When we last left “Millennium” — well, let’s see, hero Frank Black (Lance Henriksen) had found out that his Millennium Group, which was supposed to save the world, was involved in some sort of internecine, apocalyptic battle with a splinter faction called the Family; the human race was being wiped out by a virulent plague carried in part by birds; his fellow Millennium operative Lara Means (Kristen Cloke) had seemingly gone insane after a season-ending hallucinogenic trip starring the Virgin Mary and set to Patti Smith’s “Horses” (the entire song!); his wife, Katherine (Megan Gallagher), had blown her brains out rather than fall victim to the plague; and Frank’s dark hair had suddenly turned completely white. The whole thing was like a nightmare David Lynch might have had after eating a bag of bad E. coli burgers.

“Well, Frank’s hair will be gray this season,” says Duggan, chuckling. “And the world didn’t end, despite what that episode implied, so we’re going to pick up the pieces and move on by sending Frank to D.C., and giving him a new work partner and a new life.” The plague scenario will be contained and tidied up, and creator Chris Carter’s acknowledgment that “we took the serial-killer-of-the-week criticism seriously” is being heeded. Sounds like Fox should go with a new ad campaign: “Everything You Knew About Millennium Is Wrong.”
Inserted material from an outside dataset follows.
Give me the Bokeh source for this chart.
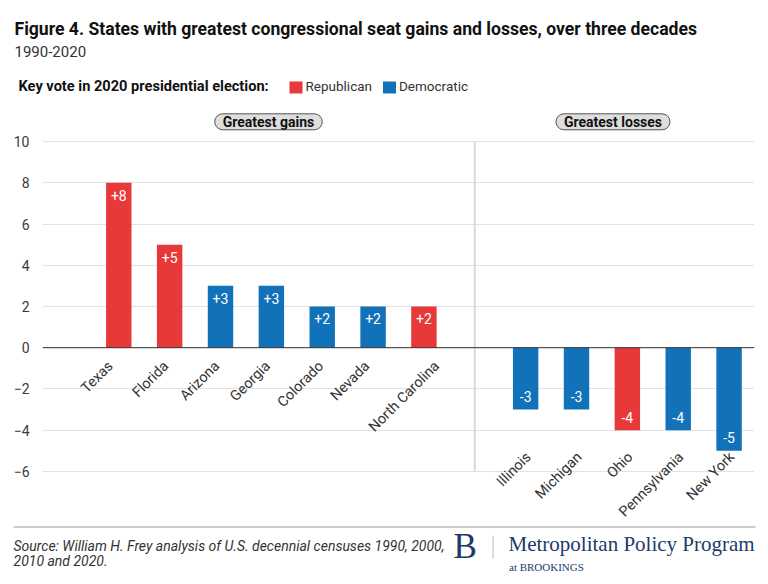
from bokeh.plotting import figure
from bokeh.models import FactorRange, Range1d, FixedTicker, Span, ColumnDataSource, Label
from bokeh.layouts import column
from bokeh.embed import file_html
from bokeh.resources import INLINE
from bokeh.core.properties import value

# ---------------- data ----------------
gain_states = ["Texas", "Florida", "Arizona", "Georgia", "Colorado", "Nevada", "North Carolina"]
gain_values = [8, 5, 3, 3, 2, 2, 2]
gain_party = ["Republican", "Republican", "Democratic", "Democratic", "Democratic", "Democratic", "Republican"]

loss_states = ["Illinois", "Michigan", "Ohio", "Pennsylvania", "New York"]
loss_values = [-3, -3, -4, -4, -5]
loss_party = ["Democratic", "Democratic", "Republican", "Democratic", "Democratic"]

y_ticks = [-6, -4, -2, 0, 2, 4, 6, 8, 10]
legend_labels = ["Republican", "Democratic"]
panel_labels = ["Greatest gains", "Greatest losses"]

title = "Figure 4. States with greatest congressional seat gains and losses, over three decades"
subtitle = "1990-2020"
legend_title = "Key vote in 2020 presidential election:"
source_lines = ["Source: William H. Frey analysis of U.S. decennial censuses 1990, 2000,",
                "2010 and 2020."]
logo_lines = ["Metropolitan Policy Program", "at BROOKINGS"]

# ---------------- style ----------------
RED = "#e8393a"
BLUE = "#1272b9"
NAVY = "#1c3a6b"
party_color = {"Republican": RED, "Democratic": BLUE}
FONT = "Roboto"
SERIF = "Liberation Serif"
W = 768


def no_align(f):
    try:
        f.frame_align = False
    except Exception:
        pass


def blank_fig(h):
    f = figure(width=W, height=h, x_range=Range1d(0, W), y_range=Range1d(h, 0),
               output_backend="svg", toolbar_location=None, tools="",
               min_border=0, x_axis_location=None, y_axis_location=None,
               outline_line_color=None)
    f.xgrid.visible = False
    f.ygrid.visible = False
    no_align(f)
    return f


# ---------------- header ----------------
HH = 133
hdr = blank_fig(HH)
hdr.text(x=[14], y=[28.8], text=[title], text_font=value(FONT), text_font_size="17.6px",
         text_font_style="bold", text_color="#111111", text_baseline="middle")
hdr.text(x=[14], y=[51.2], text=[subtitle], text_font=value(FONT), text_font_size="15px",
         text_color="#333333", text_baseline="middle")
hdr.text(x=[18], y=[85.9], text=[legend_title], text_font=value(FONT), text_font_size="14.6px",
         text_font_style="bold", text_color="#111111", text_baseline="middle")
sq_left = [289, 382.5]
hdr.rect(x=[s + 6.5 for s in sq_left], y=[87, 87], width=13, height=12,
         fill_color=[party_color[l] for l in legend_labels], line_color=None)
hdr.text(x=[s + 16 for s in sq_left], y=[85.9, 85.9], text=legend_labels,
         text_font=value(FONT), text_font_size="13.5px", text_color="#333333",
         text_baseline="middle")

pill_x = [268, 612.5]
for px, txt in zip(pill_x, panel_labels):
    kw = dict(x=px, y=121.3, text=txt, text_font=FONT, text_font_size="14px",
              text_font_style="bold", text_color="#111111", text_align="center",
              text_baseline="middle", background_fill_color="#dedede",
              border_line_color="#555555", border_line_width=1)
    try:
        lab = Label(padding=(8, 0), border_radius=8, **kw)
    except Exception:
        lab = Label(**kw)
    hdr.add_layout(lab)

# ---------------- main chart ----------------
states = gain_states + loss_states
values = gain_values + loss_values
parties = gain_party + loss_party
factors = ["_pad"] + gain_states + ["_gap"] + loss_states

p = figure(width=W, height=391,
           x_range=FactorRange(factors=factors, range_padding=0, factor_padding=0),
           y_range=Range1d(-8.48, 10.1),
           output_backend="svg", toolbar_location=None, tools="",
           min_border_left=42, min_border_right=14, min_border_top=6, min_border_bottom=2,
           x_axis_location=None, outline_line_color=None)
no_align(p)

p.xgrid.visible = False
p.yaxis.ticker = FixedTicker(ticks=y_ticks)
p.ygrid.ticker = FixedTicker(ticks=y_ticks)
p.ygrid.grid_line_color = "#e2e2e2"
p.ygrid.grid_line_width = 1
p.yaxis.axis_line_color = None
p.yaxis.major_tick_line_color = None
p.yaxis.minor_tick_line_color = None
p.yaxis.major_tick_out = 0
p.yaxis.major_tick_in = 0
p.yaxis.major_label_standoff = 13
p.yaxis.major_label_text_font = FONT
p.yaxis.major_label_text_font_size = "14px"
p.yaxis.major_label_text_color = "#3a3a3a"

# divider between the two panels
p.segment(x0=["_gap"], y0=[min(y_ticks)], x1=["_gap"], y1=[max(y_ticks)],
          line_color="#d9d9d9", line_width=2)

src = ColumnDataSource(dict(
    state=states,
    value=values,
    color=[party_color[pt] for pt in parties],
    label=[f"{v:+d}" for v in values],
    loff=[12.5 if v > 0 else -13 for v in values],
))
p.vbar(x="state", top="value", bottom=0, width=0.5, fill_color="color",
       line_color=None, source=src)
p.add_layout(Span(location=0, dimension="width", line_color="#333333", line_width=1))

p.text(x="state", y="value", text="label", y_offset="loff", source=src,
       text_font=value(FONT), text_font_size="14px", text_color="white",
       text_align="center", text_baseline="middle")

# category labels (longer rotated labels sit a little further right, as in the original)
gain_xoff = [-20 + 0.357 * 6.6 * len(s) for s in gain_states]
p.text(x=gain_states, y=[0] * len(gain_states), text=gain_states,
       angle=45, angle_units="deg", x_offset=gain_xoff, y_offset=16,
       text_font=value(FONT), text_font_size="14.4px", text_color="#333333",
       text_align="right", text_baseline="middle")
lmin = min(loss_values)
p.text(x=loss_states, y=[lmin] * len(loss_states), text=loss_states,
       angle=45, angle_units="deg", x_offset=3, y_offset=4,
       text_font=value(FONT), text_font_size="14.4px", text_color="#333333",
       text_align="right", text_baseline="middle")

# ---------------- footer ----------------
FH = 60
ftr = blank_fig(FH)
ftr.segment(x0=[13], y0=[2.5], x1=[755], y1=[2.5], line_color="#999999", line_width=1)
ftr.text(x=[13, 13], y=[21, 36.8], text=source_lines, text_font=value(FONT),
         text_font_size="14px", text_font_style="italic", text_color="#333333",
         text_baseline="middle")
ftr.text(x=[453], y=[22.4], text=["B"], text_font=value(SERIF), text_font_size="35px",
         text_color=NAVY, text_baseline="middle")
ftr.segment(x0=[492.5], y0=[11], x1=[492.5], y1=[34], line_color="#b4bccb", line_width=1)
ftr.text(x=[508], y=[19.5], text=[logo_lines[0]], text_font=value(SERIF),
         text_font_size="21px", text_color=NAVY, text_baseline="middle")
ftr.text(x=[508.5], y=[42.5], text=[logo_lines[1]], text_font=value(SERIF),
         text_font_size="11px", text_color=NAVY, text_baseline="middle")

layout = column(hdr, p, ftr, spacing=0)
open("out.html", "w").write(file_html(layout, INLINE))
For its first two seasons this was the most uneven good show in prime time — sometimes scary, sometimes silly; sometimes daringly experimental, sometimes hollowly pretentious. Last year, under the guidance of former “X-Files” brainiacs Glen Morgan and James Wong, you never knew whether Black was going to be a dour killer-hunter or a deadpan conspiracy-nut-buster. It was an exhilarating run — Morgan and Wong have since moved on to feature films — but a decidedly confusing one. And such creative dissonance, combined with lackluster ratings (104th last season), nearly cost the show a slot this fall. A source at Twentieth Century, which produces “Millennium,” admits that the network’s decision to renew was down to the wire. (No doubt the cachet of Chris “X-Files” Carter helped.)

Now that Black is back, “we want to root the series more firmly,” says Duggan, who oversaw last season’s low- and underrated ABC FBI show “C-16.” “Megan’s character is gone. Frank is now a single father who has decided to go back to what he used to do — work with the FBI in D.C. on especially tough cases. He’ll get a partner, which will give viewers a fresh set of eyes to see the show through.”

Those eyes are the big brown ones of Klea Scott, who stood out in the crowded squad-room of CBS’ ballyhooed bomberoo “Brooklyn South.” Scott, who played a smart beat cop will now join Millennium as FBI agent Emma Hollis. “She’s not a rookie,” explains Duggan, “but she’s young enough to be in awe of Frank Black’s rep as a legendary crime solver.”